• Welcome to Valhalla Legends Archive.
 

Battle.net UTF-8 Information

Started by Skywing, May 03, 2003, 12:06 AM

Previous topic - Next topic

Skywing

According to research done by Kp and backed by experiments the two of us carried out last night, Starcraft 1.10 introduced UTF-8 encoding for all text transmitted to/from Battle.net.  Presently the server does not properly encode/decode this text when relaying to/from legacy clients, so you'll be stuck with using US English when chatting to them for now.

Background for those who don't know about it:
UTF-8 is a method for encoding Unicode characters as 8-bit sequences.  You can use the Win32 WideChartoMultiByte and MultiByteToWideChar functions to translate things to and from UTF-8.  7-bit ASCII characters (<127) aren't specially encoded; however, anything above 127 must be encoded.

C++ bot developers may find the UTF-8 conversion routines which I originally wrote for my MSN Messenger client useful to handle this.  It would be advisable to deal natively in Unicode and remove the to-ANSI translation step, as this represents a potential loss in information.

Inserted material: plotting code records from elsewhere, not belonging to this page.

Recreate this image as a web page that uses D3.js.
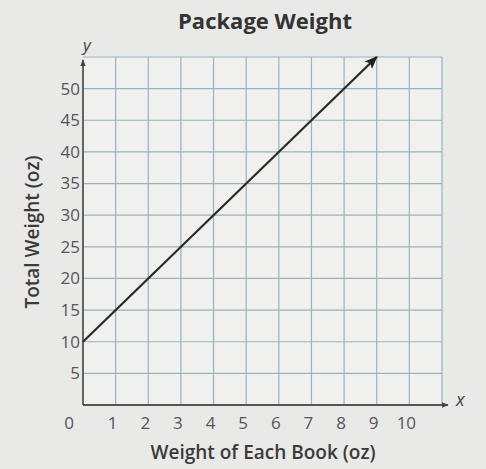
<!DOCTYPE html>
<html><head><meta charset="utf-8">
<script src="https://cdn.jsdelivr.net/npm/d3@7"></script>
<style>
html,body{margin:0;padding:0;background:#e9e9e7;}
svg{display:block;font-family:"Open Sans",sans-serif;}
</style></head>
<body>
<svg id="chart" width="486" height="469"></svg>
<script>
const title = "Package Weight";
const xLabel = "Weight of Each Book (oz)";
const yLabel = "Total Weight (oz)";
const xTicks = [0,1,2,3,4,5,6,7,8,9,10];
const yTicks = [0,5,10,15,20,25,30,35,40,45,50];
const xGrid = [1,2,3,4,5,6,7,8,9,10,11];
const yGrid = [5,10,15,20,25,30,35,40,45,50,55];
const lineX = [0, 9];
const lineY = [10, 55];

const svg = d3.select("#chart");
const W = 486, H = 469;
svg.append("rect").attr("width",W).attr("height",H).attr("fill","#e9e9e7");

const x = d3.scaleLinear().domain([0,11]).range([83,442]);
const y = d3.scaleLinear().domain([0,55]).range([405,57]);

// plot background
svg.append("rect").attr("x",x(0)).attr("y",y(55)).attr("width",x(11)-x(0)).attr("height",y(0)-y(55)).attr("fill","#f0f0ee");

// grid
const g = svg.append("g");
g.selectAll(".vg").data(xGrid).join("line")
  .attr("x1",d=>x(d)).attr("x2",d=>x(d)).attr("y1",y(0)).attr("y2",y(55))
  .attr("stroke","#97b3bf").attr("stroke-width",1.2);
g.selectAll(".hg").data(yGrid).join("line")
  .attr("x1",x(0)).attr("x2",x(11)).attr("y1",d=>y(d)).attr("y2",d=>y(d))
  .attr("stroke","#97b3bf").attr("stroke-width",1.2);

// arrow markers
const defs = svg.append("defs");
defs.append("marker").attr("id","ax").attr("viewBox","0 0 10 10").attr("refX",9).attr("refY",5)
  .attr("markerWidth",7).attr("markerHeight",7).attr("orient","auto-start-reverse").attr("markerUnits","userSpaceOnUse")
  .append("path").attr("d","M0,1 L10,5 L0,9 z").attr("fill","#444");
defs.append("marker").attr("id","ln").attr("viewBox","0 0 10 10").attr("refX",9).attr("refY",5)
  .attr("markerWidth",13).attr("markerHeight",13).attr("orient","auto").attr("markerUnits","userSpaceOnUse")
  .append("path").attr("d","M0,1 L10,5 L0,9 L2,5 z").attr("fill","#222");

// axes
svg.append("line").attr("x1",x(0)).attr("y1",y(0)).attr("x2",x(11)+6).attr("y2",y(0))
  .attr("stroke","#555").attr("stroke-width",1.8).attr("marker-end","url(#ax)");
svg.append("line").attr("x1",x(0)).attr("y1",y(0)).attr("x2",x(0)).attr("y2",y(55)+3)
  .attr("stroke","#555").attr("stroke-width",1.8).attr("marker-end","url(#ax)");

// axis letters
svg.append("text").attr("x",x(11)+14).attr("y",y(0)-4).attr("font-size",18).attr("font-style","italic")
  .attr("fill","#444").attr("dominant-baseline","middle").text("x");
svg.append("text").attr("x",x(0)+4).attr("y",y(55)-6).attr("font-size",17).attr("font-style","italic")
  .attr("fill","#444").attr("text-anchor","middle").text("y");

// tick labels
svg.selectAll(".xt").data(xTicks).join("text")
  .attr("x",d=>d===0 ? x(0)-14 : x(d)-3).attr("y",y(0)+18).attr("dy","0.35em")
  .attr("text-anchor","middle").attr("font-size",17).attr("fill","#555").text(d=>d);
svg.selectAll(".yt").data(yTicks.filter(d=>d>0)).join("text")
  .attr("x",x(0)-3).attr("y",d=>y(d)).attr("dy","0.35em")
  .attr("text-anchor","end").attr("font-size",17).attr("fill","#555").text(d=>d);

// data line
const line = d3.line().x(d=>x(d[0])).y(d=>y(d[1]));
svg.append("path").datum(lineX.map((v,i)=>[v,lineY[i]]))
  .attr("d",line).attr("fill","none").attr("stroke","#2a2a2a").attr("stroke-width",2.2)
  .attr("marker-end","url(#ln)");

// titles
svg.append("text").attr("x",265).attr("y",29).attr("text-anchor","middle")
  .attr("font-size",22).attr("font-weight","bold").attr("fill","#333").text(title);
svg.append("text").attr("x",263).attr("y",459).attr("text-anchor","middle")
  .attr("font-size",19).attr("font-weight","600").attr("fill","#3a3a3a").text(xLabel);
svg.append("text").attr("transform","translate(39,232) rotate(-90)").attr("text-anchor","middle")
  .attr("font-size",19).attr("font-weight","600").attr("fill","#3a3a3a").text(yLabel);
</script>
</body></html>
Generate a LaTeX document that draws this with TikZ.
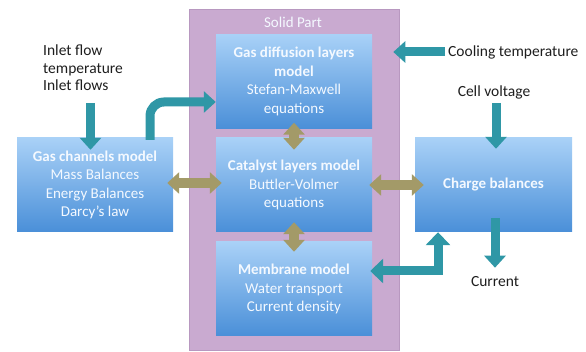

This may pose a problem for many of the chat encryption/obfuscation schemes in use, as extended ASCII characters must be checked for after UTF-8 processing, and not before.

tA-Kane

Quote from: Skywing on May 03, 2003, 12:06 AM7-bit ASCII characters (<127) aren't specially encoded; however, anything above 127 must be encoded.
What do you do with a character who's value is 127 then?
Macintosh programmer and enthusiast.
Battle.net Bot Programming: http://www.bash.org/?240059
I can write programs. Can you right them?

http://www.clan-mac.com
http://www.eve-online.com

Skywing

#2
Quote from: tA-Kane on May 03, 2003, 02:06 PM
Quote from: Skywing on May 03, 2003, 12:06 AM7-bit ASCII characters (<127) aren't specially encoded; however, anything above 127 must be encoded.
What do you do with a character who's value is 127 then?
http://www.google.com/search?hl=en&lr=&ie=UTF-8&oe=UTF-8&q=UTF-8
http://www.cl.cam.ac.uk/~mgk25/unicode.html
Google is an excellent resource.

Camel

Quote from: tA-Kane on May 03, 2003, 02:06 PM
Quote from: Skywing on May 03, 2003, 12:06 AM7-bit ASCII characters (<127) aren't specially encoded; however, anything above 127 must be encoded.
What do you do with a character who's value is 127 then?
i would go ahead and assume that it's the first 2^7 chars that dont need to be encoded; that would put 127 in the category or non-encoded

tA-Kane

Quote from: Camel on May 03, 2003, 09:33 PMi would go ahead and assume that it's the first 2^7 chars that dont need to be encoded
I had assumed as much, since that would make more sense. By the way, it's (2^7)-1, otherwise 128 would be included.
Macintosh programmer and enthusiast.
Battle.net Bot Programming: http://www.bash.org/?240059
I can write programs. Can you right them?

http://www.clan-mac.com
http://www.eve-online.com

Camel

no it wouldn't
i said the first 128 charactors
0 is the first, 127 is the 128th